Ready to see your patterns clearly?
If this helped you see your spending a little more clearly, that clarity is the whole game. Awareness isn't something you finish. It's something you practice, and it gets easier every time.
Impause builds free, psychology-first tools for exactly this, helping you notice your spending patterns and the feelings underneath them without the guilt of traditional budgeting. A good first step is the spending personality quiz, which helps you identify your specific emotional triggers and spending style in a few minutes. From there, you can keep exploring how Impause approaches spending differently, grounded in behavioral science and built to meet you where you are, not where a spreadsheet thinks you should be.

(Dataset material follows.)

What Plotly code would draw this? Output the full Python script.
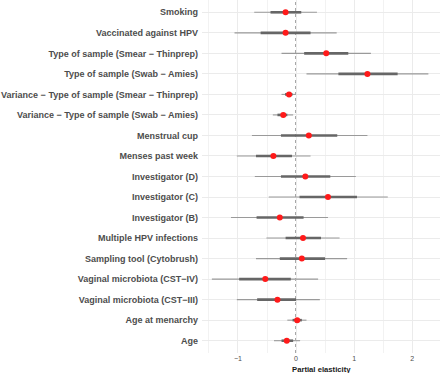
import plotly.graph_objects as go

labels = [
    "Smoking",
    "Vaccinated against HPV",
    "Type of sample (Smear − Thinprep)",
    "Type of sample (Swab − Amies)",
    "Variance − Type of sample (Smear − Thinprep)",
    "Variance − Type of sample (Swab − Amies)",
    "Menstrual cup",
    "Menses past week",
    "Investigator (D)",
    "Investigator (C)",
    "Investigator (B)",
    "Multiple HPV infections",
    "Sampling tool (Cytobrush)",
    "Vaginal microbiota (CST−IV)",
    "Vaginal microbiota (CST−III)",
    "Age at menarchy",
    "Age",
]
point = [-0.18, -0.18, 0.52, 1.23, -0.12, -0.22, 0.22, -0.39, 0.16, 0.55, -0.28, 0.12, 0.10, -0.53, -0.32, 0.02, -0.16]
outer_lo = [-0.72, -1.06, -0.25, 0.18, -0.25, -0.40, -0.76, -1.02, -0.71, -0.47, -1.12, -0.51, -0.69, -1.45, -1.02, -0.15, -0.38]
outer_hi = [0.36, 0.70, 1.29, 2.28, 0.00, -0.05, 1.23, 0.25, 1.03, 1.58, 0.55, 0.75, 0.88, 0.38, 0.41, 0.18, 0.07]
inner_lo = [-0.44, -0.61, 0.14, 0.73, -0.19, -0.32, -0.26, -0.69, -0.26, 0.06, -0.68, -0.18, -0.28, -0.98, -0.67, -0.06, -0.25]
inner_hi = [0.09, 0.25, 0.90, 1.75, -0.06, -0.15, 0.71, -0.07, 0.59, 1.05, 0.13, 0.43, 0.50, -0.09, 0.00, 0.10, -0.05]
x_ticks = [-1, 0, 1, 2]
x_ticktext = ["−1", "0", "1", "2"]

n = len(labels)
ypos = [n - 1 - i for i in range(n)]  # Smoking on top


def segs(lo, hi):
    xs, ys = [], []
    for a, b, y in zip(lo, hi, ypos):
        xs += [a, b, None]
        ys += [y, y, None]
    return xs, ys


fig = go.Figure()
ox, oy = segs(outer_lo, outer_hi)
fig.add_trace(go.Scatter(x=ox, y=oy, mode="lines", line=dict(color="#9a9a9a", width=1.1),
                         hoverinfo="skip", showlegend=False))
ix, iy = segs(inner_lo, inner_hi)
fig.add_trace(go.Scatter(x=ix, y=iy, mode="lines", line=dict(color="#666666", width=2.6),
                         hoverinfo="skip", showlegend=False))
fig.add_trace(go.Scatter(x=point, y=ypos, mode="markers",
                         marker=dict(color="#ff1a1a", size=6, line=dict(width=0)),
                         showlegend=False))

fig.add_shape(type="line", x0=0, x1=0, y0=0, y1=1, yref="paper", xref="x",
              line=dict(color="#555555", width=1.1, dash="dot"), layer="below")

fig.update_layout(
    width=440, height=373,
    margin=dict(l=202, r=0, t=0, b=20),
    plot_bgcolor="white", paper_bgcolor="white",
    font=dict(family="Liberation Sans, Arial, sans-serif"),
    xaxis=dict(range=[-1.62, 2.48], tickvals=x_ticks, ticktext=x_ticktext,
               showgrid=True, gridcolor="#ebebeb", gridwidth=1,
               minor=dict(dtick=0.5, tick0=0.5, showgrid=True, gridcolor="#f2f2f2", gridwidth=0.8),
               zeroline=False, showline=False, ticks="",
               tickfont=dict(size=7, color="#4d4d4d"), ticklabelstandoff=0),
    yaxis=dict(range=[-0.6, n - 0.4], tickvals=ypos, ticktext=labels,
               showgrid=True, gridcolor="#ebebeb", gridwidth=1,
               zeroline=False, showline=False, ticks="",
               tickfont=dict(size=9, color="#4d4d4d", weight="bold"),
               ticklabelstandoff=3, automargin=False),
    annotations=[dict(text="<b>Partial elasticity</b>", x=0.5, y=0, xref="paper", yref="paper",
                      xanchor="center", yanchor="top", yshift=-10, showarrow=False,
                      font=dict(size=7.7, color="#1a1a1a"))],
)

fig.write_html("out.html", config={"displayModeBar": False},
               post_script="document.body.style.margin='0';document.body.style.overflow='hidden';")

Frequently asked questions
What is spending awareness?
Spending awareness is the ability to notice what you're spending, when, and what emotion is driving it, in close to real time. It's about seeing your patterns and triggers clearly rather than following a rule about what you're allowed to buy. Awareness is the foundation that makes any later change possible.
How is spending awareness different from budgeting?

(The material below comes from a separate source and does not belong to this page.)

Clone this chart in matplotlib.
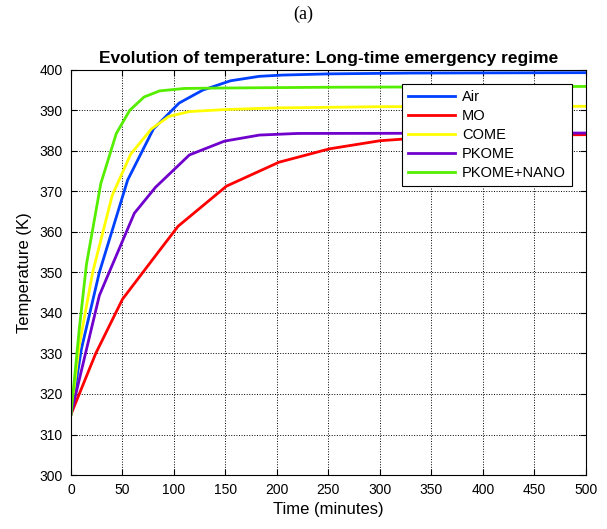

Budgeting sets rules and limits, then asks you to comply. Spending awareness comes earlier and focuses on noticing your behavior and triggers without judgment. Many people find budgets fail because they try to fix a pattern the person can't yet see, while awareness builds the clarity that real change depends on.
How do I become more aware of my spending?
Start tiny. Name the feeling behind a purchase before you make it, keep a one-line log of your urges and triggers, and add small friction like removing saved cards. The goal is to notice, not to restrict, and even a few seconds of noticing meaningfully reduces automatic spending.
Why can't I just use more willpower to stop overspending?
Willpower is a limited resource that drains as you get tired or stressed, which is exactly when spending tends to spike. Awareness works better because it changes the moment of decision itself rather than relying on you to be at your strongest. Understanding your patterns is more durable than forcing self-control.